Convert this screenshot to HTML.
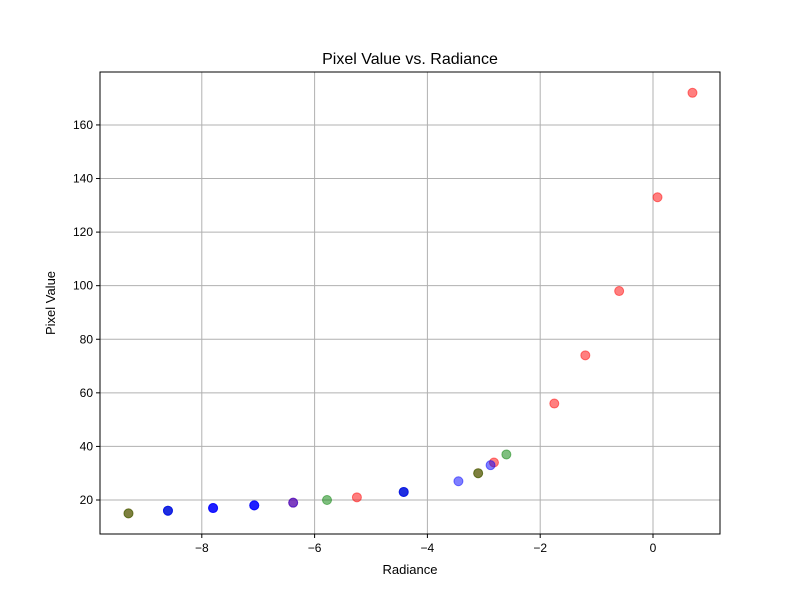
<!DOCTYPE html>
<html><head><meta charset="utf-8"><style>body{margin:0;background:#fff}svg{display:block;font-family:"Liberation Sans","DejaVu Sans",sans-serif}</style></head>
<body>
<svg id="c" width="800" height="600"></svg>
<script>
const redX=[-9.3,-6.38,-5.25,-3.1,-2.82,-1.75,-1.2,-0.6,0.08,0.7];
const redY=[15,19,21,30,34,56,74,98,133,172];
const greenX=[-9.3,-8.6,-5.78,-4.42,-3.1,-2.6];
const greenY=[15,16,20,23,30,37];
const blueX=[-8.6,-8.6,-7.8,-7.8,-7.8,-7.07,-7.07,-7.07,-6.38,-4.42,-4.42,-3.45,-2.88];
const blueY=[16,16,17,17,17,18,18,18,19,23,23,27,33];
const xTicks=[-8,-6,-4,-2,0];
const yTicks=[20,40,60,80,100,120,140,160];
const NS="http://www.w3.org/2000/svg";
const svg=document.getElementById('c');
const L=100,R=720,T=72,B=534;
const sx=v=>653+56.4*v, sy=v=>500-(v-20)*2.679;
function mk(t,a,p){const e=document.createElementNS(NS,t);for(const k in a)e.setAttribute(k,a[k]);(p||svg).appendChild(e);return e;}
const grid=mk('g',{});


xTicks.forEach(v=>{const x=sx(v);mk('line',{x1:x,x2:x,y1:T,y2:B,stroke:'#b0b0b0','stroke-width':1},grid);
mk('line',{x1:x,x2:x,y1:B,y2:B+4,stroke:'#000'});
const t=mk('text',{x:x,y:B+18,'text-anchor':'middle','font-size':12});t.textContent=(v<0?'\u2212'+(-v):v);

});
yTicks.forEach(v=>{const y=sy(v);mk('line',{x1:L,x2:R,y1:y,y2:y,stroke:'#b0b0b0','stroke-width':1},grid);
mk('line',{x1:L-4,x2:L,y1:y,y2:y,stroke:'#000'});
const t=mk('text',{x:L-7,y:y+4,'text-anchor':'end','font-size':12});t.textContent=v;

});
function series(xs,ys,col,name){const g=mk('g',{});


xs.forEach((v,i)=>{const c=mk('circle',{cx:sx(v),cy:sy(ys[i]),r:4.5,fill:col,'fill-opacity':0.5,stroke:col,'stroke-opacity':0.5,'stroke-width':1},g);

});}
series(redX,redY,'#ff0000','red-series');
series(greenX,greenY,'#008000','green-series');
series(blueX,blueY,'#0000ff','blue-series');
const f=mk('rect',{x:L,y:T,width:R-L,height:B-T,fill:'none',stroke:'#000','stroke-width':1});


let t=mk('text',{x:410,y:64,'text-anchor':'middle','font-size':16});t.textContent='Pixel Value vs. Radiance';


t=mk('text',{x:410,y:574,'text-anchor':'middle','font-size':13});t.textContent='Radiance';


t=mk('text',{x:55,y:303,'text-anchor':'middle','font-size':13,transform:'rotate(-90 55 303)'});t.textContent='Pixel Value';


</script>
</body></html>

• • • • •

• _To do_
Pictures excluded, quote all the data above exactly.

• _Answer to the problem_
Convert this screenshot to HTML.
<!DOCTYPE html>
<html><head><meta charset="utf-8"><style>body{margin:0;background:#fff}svg{display:block;font-family:"Liberation Sans","DejaVu Sans",sans-serif}</style></head>
<body>
<svg id="c" width="800" height="600"></svg>
<script>
const redX=[-9.3,-6.38,-5.25,-3.1,-2.82,-1.75,-1.2,-0.6,0.08,0.7];
const redY=[15,19,21,30,34,56,74,98,133,172];
const greenX=[-9.3,-8.6,-5.78,-4.42,-3.1,-2.6];
const greenY=[15,16,20,23,30,37];
const blueX=[-8.6,-8.6,-7.8,-7.8,-7.8,-7.07,-7.07,-7.07,-6.38,-4.42,-4.42,-3.45,-2.88];
const blueY=[16,16,17,17,17,18,18,18,19,23,23,27,33];
const xTicks=[-8,-6,-4,-2,0];
const yTicks=[20,40,60,80,100,120,140,160];
const NS="http://www.w3.org/2000/svg";
const svg=document.getElementById('c');
const L=100,R=720,T=72,B=534;
const sx=v=>653+56.4*v, sy=v=>500-(v-20)*2.679;
function mk(t,a,p){const e=document.createElementNS(NS,t);for(const k in a)e.setAttribute(k,a[k]);(p||svg).appendChild(e);return e;}
const grid=mk('g',{});


xTicks.forEach(v=>{const x=sx(v);mk('line',{x1:x,x2:x,y1:T,y2:B,stroke:'#b0b0b0','stroke-width':1},grid);
mk('line',{x1:x,x2:x,y1:B,y2:B+4,stroke:'#000'});
const t=mk('text',{x:x,y:B+18,'text-anchor':'middle','font-size':12});t.textContent=(v<0?'\u2212'+(-v):v);

});
yTicks.forEach(v=>{const y=sy(v);mk('line',{x1:L,x2:R,y1:y,y2:y,stroke:'#b0b0b0','stroke-width':1},grid);
mk('line',{x1:L-4,x2:L,y1:y,y2:y,stroke:'#000'});
const t=mk('text',{x:L-7,y:y+4,'text-anchor':'end','font-size':12});t.textContent=v;

});
function series(xs,ys,col,name){const g=mk('g',{});


xs.forEach((v,i)=>{const c=mk('circle',{cx:sx(v),cy:sy(ys[i]),r:4.5,fill:col,'fill-opacity':0.5,stroke:col,'stroke-opacity':0.5,'stroke-width':1},g);

});}
series(redX,redY,'#ff0000','red-series');
series(greenX,greenY,'#008000','green-series');
series(blueX,blueY,'#0000ff','blue-series');
const f=mk('rect',{x:L,y:T,width:R-L,height:B-T,fill:'none',stroke:'#000','stroke-width':1});


let t=mk('text',{x:410,y:64,'text-anchor':'middle','font-size':16});t.textContent='Pixel Value vs. Radiance';


t=mk('text',{x:410,y:574,'text-anchor':'middle','font-size':13});t.textContent='Radiance';


t=mk('text',{x:55,y:303,'text-anchor':'middle','font-size':13,transform:'rotate(-90 55 303)'});t.textContent='Pixel Value';


</script>
</body></html>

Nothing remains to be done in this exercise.